◆ **STORED DATA**
* Begin *

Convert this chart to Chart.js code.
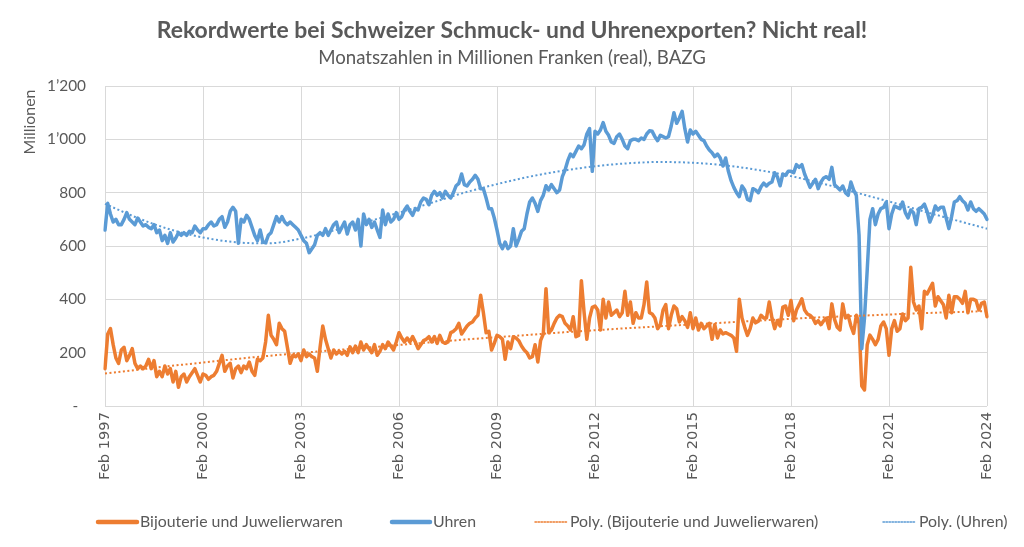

* End *
* Begin *

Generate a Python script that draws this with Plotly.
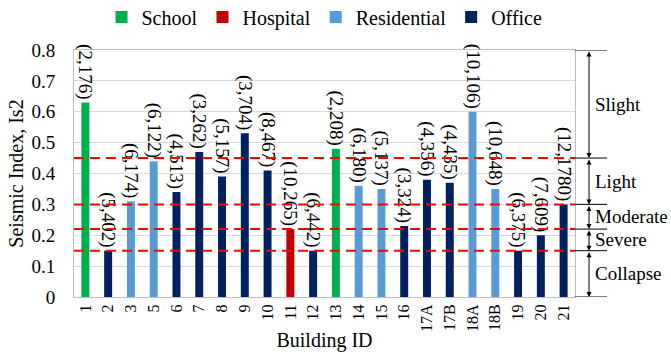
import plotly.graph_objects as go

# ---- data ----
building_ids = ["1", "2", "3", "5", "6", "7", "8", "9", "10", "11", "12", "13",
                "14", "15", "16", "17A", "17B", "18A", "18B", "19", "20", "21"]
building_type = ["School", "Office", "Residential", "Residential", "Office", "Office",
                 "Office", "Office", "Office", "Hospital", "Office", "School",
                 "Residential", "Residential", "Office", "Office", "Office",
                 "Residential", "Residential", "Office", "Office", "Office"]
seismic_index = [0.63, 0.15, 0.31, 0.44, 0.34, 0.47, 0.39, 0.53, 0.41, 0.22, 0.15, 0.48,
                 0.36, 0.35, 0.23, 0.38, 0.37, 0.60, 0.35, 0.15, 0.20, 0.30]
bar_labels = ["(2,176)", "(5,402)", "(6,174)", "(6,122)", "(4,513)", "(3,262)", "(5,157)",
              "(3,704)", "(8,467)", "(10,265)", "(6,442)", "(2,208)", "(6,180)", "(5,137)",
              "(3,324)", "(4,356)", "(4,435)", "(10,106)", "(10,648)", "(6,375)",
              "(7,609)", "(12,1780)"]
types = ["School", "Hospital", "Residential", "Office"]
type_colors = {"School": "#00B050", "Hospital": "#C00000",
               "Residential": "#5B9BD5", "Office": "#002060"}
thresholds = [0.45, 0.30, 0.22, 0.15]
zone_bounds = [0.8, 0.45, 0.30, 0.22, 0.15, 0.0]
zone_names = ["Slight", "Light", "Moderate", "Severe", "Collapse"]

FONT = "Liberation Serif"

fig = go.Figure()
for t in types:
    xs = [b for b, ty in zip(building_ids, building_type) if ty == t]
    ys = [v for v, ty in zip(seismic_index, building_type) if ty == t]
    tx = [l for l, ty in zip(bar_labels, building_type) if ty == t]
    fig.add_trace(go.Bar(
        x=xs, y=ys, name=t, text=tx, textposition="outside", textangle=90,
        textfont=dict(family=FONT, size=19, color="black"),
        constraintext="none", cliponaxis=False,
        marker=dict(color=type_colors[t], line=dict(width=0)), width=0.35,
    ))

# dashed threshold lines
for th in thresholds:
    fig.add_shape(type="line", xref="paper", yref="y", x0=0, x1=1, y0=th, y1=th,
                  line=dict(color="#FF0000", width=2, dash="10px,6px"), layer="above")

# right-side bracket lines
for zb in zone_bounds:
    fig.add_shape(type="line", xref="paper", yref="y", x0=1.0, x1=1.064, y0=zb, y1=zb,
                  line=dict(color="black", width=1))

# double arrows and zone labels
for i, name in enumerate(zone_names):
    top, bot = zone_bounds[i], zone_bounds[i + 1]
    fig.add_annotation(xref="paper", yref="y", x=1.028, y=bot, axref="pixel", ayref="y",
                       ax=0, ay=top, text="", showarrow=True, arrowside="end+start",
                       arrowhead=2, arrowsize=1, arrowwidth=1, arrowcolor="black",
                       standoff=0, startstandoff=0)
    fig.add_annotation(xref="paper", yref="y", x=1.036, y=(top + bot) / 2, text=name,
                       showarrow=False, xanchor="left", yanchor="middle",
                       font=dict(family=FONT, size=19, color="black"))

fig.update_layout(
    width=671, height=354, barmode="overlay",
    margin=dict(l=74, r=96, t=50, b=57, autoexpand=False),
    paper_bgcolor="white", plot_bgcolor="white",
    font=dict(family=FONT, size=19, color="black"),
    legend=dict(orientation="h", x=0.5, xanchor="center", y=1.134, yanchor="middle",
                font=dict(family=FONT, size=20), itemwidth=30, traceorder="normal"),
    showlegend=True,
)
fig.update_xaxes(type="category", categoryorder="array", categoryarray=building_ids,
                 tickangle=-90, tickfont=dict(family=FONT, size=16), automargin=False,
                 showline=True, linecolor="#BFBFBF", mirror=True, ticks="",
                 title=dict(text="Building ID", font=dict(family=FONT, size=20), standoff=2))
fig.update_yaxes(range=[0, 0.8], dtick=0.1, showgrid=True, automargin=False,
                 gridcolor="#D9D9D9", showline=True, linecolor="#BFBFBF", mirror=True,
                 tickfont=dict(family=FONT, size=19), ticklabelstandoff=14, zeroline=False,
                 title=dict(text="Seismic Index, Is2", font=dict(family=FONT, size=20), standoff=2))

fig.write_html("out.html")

* End *
* Begin *

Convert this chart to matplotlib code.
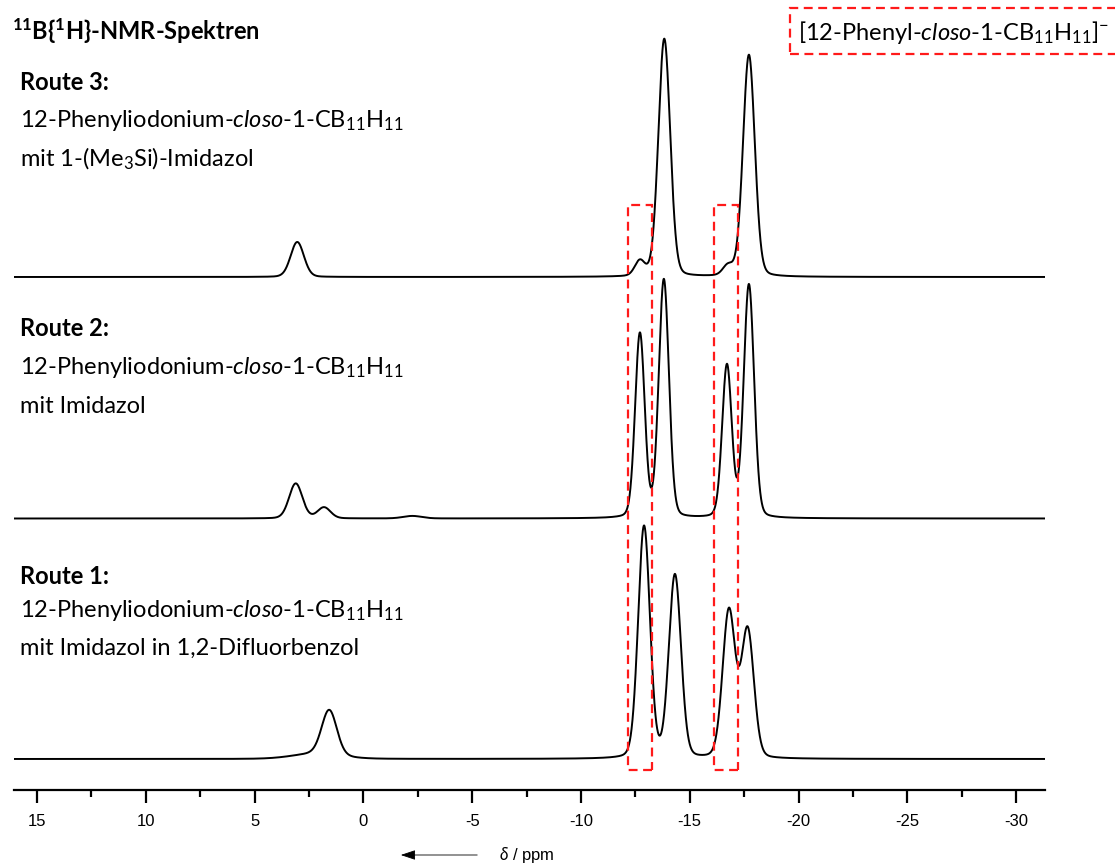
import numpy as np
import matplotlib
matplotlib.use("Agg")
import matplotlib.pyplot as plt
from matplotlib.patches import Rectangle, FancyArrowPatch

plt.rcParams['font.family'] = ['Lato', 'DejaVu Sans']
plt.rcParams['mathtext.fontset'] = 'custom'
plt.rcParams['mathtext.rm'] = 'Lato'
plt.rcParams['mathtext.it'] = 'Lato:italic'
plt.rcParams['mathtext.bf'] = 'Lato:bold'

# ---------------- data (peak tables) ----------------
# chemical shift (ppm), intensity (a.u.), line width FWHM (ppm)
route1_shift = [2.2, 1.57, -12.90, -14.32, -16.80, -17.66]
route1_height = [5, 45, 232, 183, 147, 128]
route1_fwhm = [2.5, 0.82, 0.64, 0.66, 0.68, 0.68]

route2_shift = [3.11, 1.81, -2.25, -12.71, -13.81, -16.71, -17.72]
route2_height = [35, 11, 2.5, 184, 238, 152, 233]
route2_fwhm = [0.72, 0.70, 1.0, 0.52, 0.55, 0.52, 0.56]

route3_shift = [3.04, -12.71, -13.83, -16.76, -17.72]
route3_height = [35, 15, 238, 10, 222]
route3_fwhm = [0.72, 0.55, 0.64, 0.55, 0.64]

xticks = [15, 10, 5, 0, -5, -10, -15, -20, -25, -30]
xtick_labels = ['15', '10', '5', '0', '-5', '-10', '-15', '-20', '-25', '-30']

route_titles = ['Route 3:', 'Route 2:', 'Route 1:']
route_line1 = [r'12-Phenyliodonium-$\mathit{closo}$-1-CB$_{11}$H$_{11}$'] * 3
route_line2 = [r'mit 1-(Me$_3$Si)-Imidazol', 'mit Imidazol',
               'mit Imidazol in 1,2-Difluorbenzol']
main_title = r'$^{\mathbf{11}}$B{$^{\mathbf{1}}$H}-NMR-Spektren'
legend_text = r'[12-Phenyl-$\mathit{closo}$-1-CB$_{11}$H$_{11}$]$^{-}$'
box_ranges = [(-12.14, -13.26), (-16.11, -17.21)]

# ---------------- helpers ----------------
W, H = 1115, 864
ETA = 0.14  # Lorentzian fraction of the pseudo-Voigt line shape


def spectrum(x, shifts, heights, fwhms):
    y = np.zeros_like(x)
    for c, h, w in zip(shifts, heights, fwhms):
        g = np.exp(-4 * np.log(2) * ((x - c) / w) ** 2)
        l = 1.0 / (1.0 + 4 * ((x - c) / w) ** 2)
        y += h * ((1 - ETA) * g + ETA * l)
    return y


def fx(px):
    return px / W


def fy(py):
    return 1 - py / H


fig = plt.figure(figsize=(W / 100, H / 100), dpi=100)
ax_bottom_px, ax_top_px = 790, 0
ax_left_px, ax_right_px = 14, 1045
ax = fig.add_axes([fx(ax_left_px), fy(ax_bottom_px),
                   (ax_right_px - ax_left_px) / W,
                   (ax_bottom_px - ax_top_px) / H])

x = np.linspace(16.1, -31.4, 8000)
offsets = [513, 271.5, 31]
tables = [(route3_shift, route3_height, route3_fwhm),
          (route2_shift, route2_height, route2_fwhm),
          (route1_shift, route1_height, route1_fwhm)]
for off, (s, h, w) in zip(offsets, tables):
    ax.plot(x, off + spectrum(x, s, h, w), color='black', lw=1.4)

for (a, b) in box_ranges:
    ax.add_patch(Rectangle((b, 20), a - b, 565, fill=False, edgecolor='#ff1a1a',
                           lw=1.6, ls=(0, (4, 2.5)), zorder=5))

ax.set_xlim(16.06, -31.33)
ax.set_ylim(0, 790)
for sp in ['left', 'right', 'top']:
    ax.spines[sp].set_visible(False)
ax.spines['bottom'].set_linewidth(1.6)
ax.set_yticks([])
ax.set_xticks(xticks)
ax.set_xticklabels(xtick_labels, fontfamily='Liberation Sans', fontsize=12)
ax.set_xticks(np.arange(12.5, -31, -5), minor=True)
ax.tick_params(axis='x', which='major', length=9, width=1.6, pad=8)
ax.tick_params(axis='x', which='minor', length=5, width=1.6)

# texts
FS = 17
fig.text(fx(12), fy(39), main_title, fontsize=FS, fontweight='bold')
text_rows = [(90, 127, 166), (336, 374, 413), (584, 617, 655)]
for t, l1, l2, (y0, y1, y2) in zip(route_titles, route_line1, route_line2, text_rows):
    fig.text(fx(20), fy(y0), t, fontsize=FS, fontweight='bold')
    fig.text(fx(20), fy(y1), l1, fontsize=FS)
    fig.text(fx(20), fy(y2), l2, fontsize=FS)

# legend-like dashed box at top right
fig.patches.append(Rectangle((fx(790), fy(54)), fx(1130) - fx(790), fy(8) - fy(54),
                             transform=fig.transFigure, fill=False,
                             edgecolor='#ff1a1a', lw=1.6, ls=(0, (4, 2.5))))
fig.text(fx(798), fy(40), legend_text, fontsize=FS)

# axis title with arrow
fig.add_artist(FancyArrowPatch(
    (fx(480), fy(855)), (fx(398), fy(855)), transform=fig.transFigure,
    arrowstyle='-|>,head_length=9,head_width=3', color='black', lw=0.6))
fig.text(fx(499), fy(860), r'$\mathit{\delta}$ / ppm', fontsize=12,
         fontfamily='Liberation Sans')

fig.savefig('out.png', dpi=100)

* End *

◆ **EXERCISE OBJECTIVE**
Copy nothing but the lines above from the one with "Convert this chart to matplotlib code." to the one with "plt.rcParams['mathtext.bf'] = 'Lato:bold'", inclusive, word for word. Leave every picture out.

◆ **EXERCISE OUTPUT**
Convert this chart to matplotlib code.
import numpy as np
import matplotlib
matplotlib.use("Agg")
import matplotlib.pyplot as plt
from matplotlib.patches import Rectangle, FancyArrowPatch

plt.rcParams['font.family'] = ['Lato', 'DejaVu Sans']
plt.rcParams['mathtext.fontset'] = 'custom'
plt.rcParams['mathtext.rm'] = 'Lato'
plt.rcParams['mathtext.it'] = 'Lato:italic'
plt.rcParams['mathtext.bf'] = 'Lato:bold'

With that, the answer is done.